* **Data**:
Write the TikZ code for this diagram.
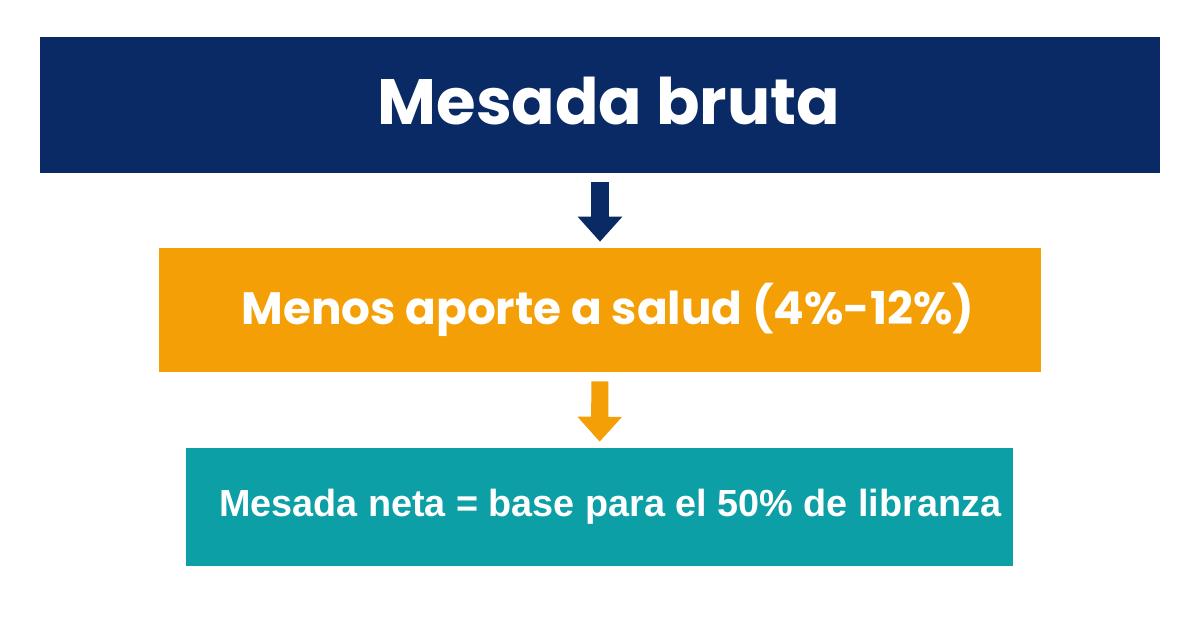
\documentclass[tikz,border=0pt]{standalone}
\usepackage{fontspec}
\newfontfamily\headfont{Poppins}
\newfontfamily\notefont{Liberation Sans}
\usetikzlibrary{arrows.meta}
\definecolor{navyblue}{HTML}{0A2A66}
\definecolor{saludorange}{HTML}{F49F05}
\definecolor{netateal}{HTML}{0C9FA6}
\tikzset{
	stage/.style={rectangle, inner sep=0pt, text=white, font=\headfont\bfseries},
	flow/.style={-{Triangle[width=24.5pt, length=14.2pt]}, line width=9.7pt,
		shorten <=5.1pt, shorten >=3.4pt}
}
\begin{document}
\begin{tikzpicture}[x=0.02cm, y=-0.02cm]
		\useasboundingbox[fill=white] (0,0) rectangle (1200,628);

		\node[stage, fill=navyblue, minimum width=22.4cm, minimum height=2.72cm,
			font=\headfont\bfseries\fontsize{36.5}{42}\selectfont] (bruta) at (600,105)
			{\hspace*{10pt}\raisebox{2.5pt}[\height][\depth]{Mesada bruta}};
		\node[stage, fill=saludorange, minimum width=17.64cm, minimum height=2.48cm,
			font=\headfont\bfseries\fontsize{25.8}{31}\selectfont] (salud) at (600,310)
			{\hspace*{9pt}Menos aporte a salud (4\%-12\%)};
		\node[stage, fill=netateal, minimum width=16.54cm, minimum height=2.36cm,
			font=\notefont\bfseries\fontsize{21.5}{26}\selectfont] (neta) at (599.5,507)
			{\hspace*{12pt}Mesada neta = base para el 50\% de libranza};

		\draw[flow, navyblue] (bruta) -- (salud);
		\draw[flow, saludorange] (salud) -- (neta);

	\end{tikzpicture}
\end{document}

* **Task requirements**: Set the pictures aside and transcribe the data above exactly.

* **Full output**:
Write the TikZ code for this diagram.
\documentclass[tikz,border=0pt]{standalone}
\usepackage{fontspec}
\newfontfamily\headfont{Poppins}
\newfontfamily\notefont{Liberation Sans}
\usetikzlibrary{arrows.meta}
\definecolor{navyblue}{HTML}{0A2A66}
\definecolor{saludorange}{HTML}{F49F05}
\definecolor{netateal}{HTML}{0C9FA6}
\tikzset{
	stage/.style={rectangle, inner sep=0pt, text=white, font=\headfont\bfseries},
	flow/.style={-{Triangle[width=24.5pt, length=14.2pt]}, line width=9.7pt,
		shorten <=5.1pt, shorten >=3.4pt}
}
\begin{document}
\begin{tikzpicture}[x=0.02cm, y=-0.02cm]
		\useasboundingbox[fill=white] (0,0) rectangle (1200,628);

		\node[stage, fill=navyblue, minimum width=22.4cm, minimum height=2.72cm,
			font=\headfont\bfseries\fontsize{36.5}{42}\selectfont] (bruta) at (600,105)
			{\hspace*{10pt}\raisebox{2.5pt}[\height][\depth]{Mesada bruta}};
		\node[stage, fill=saludorange, minimum width=17.64cm, minimum height=2.48cm,
			font=\headfont\bfseries\fontsize{25.8}{31}\selectfont] (salud) at (600,310)
			{\hspace*{9pt}Menos aporte a salud (4\%-12\%)};
		\node[stage, fill=netateal, minimum width=16.54cm, minimum height=2.36cm,
			font=\notefont\bfseries\fontsize{21.5}{26}\selectfont] (neta) at (599.5,507)
			{\hspace*{12pt}Mesada neta = base para el 50\% de libranza};

		\draw[flow, navyblue] (bruta) -- (salud);
		\draw[flow, saludorange] (salud) -- (neta);

	\end{tikzpicture}
\end{document}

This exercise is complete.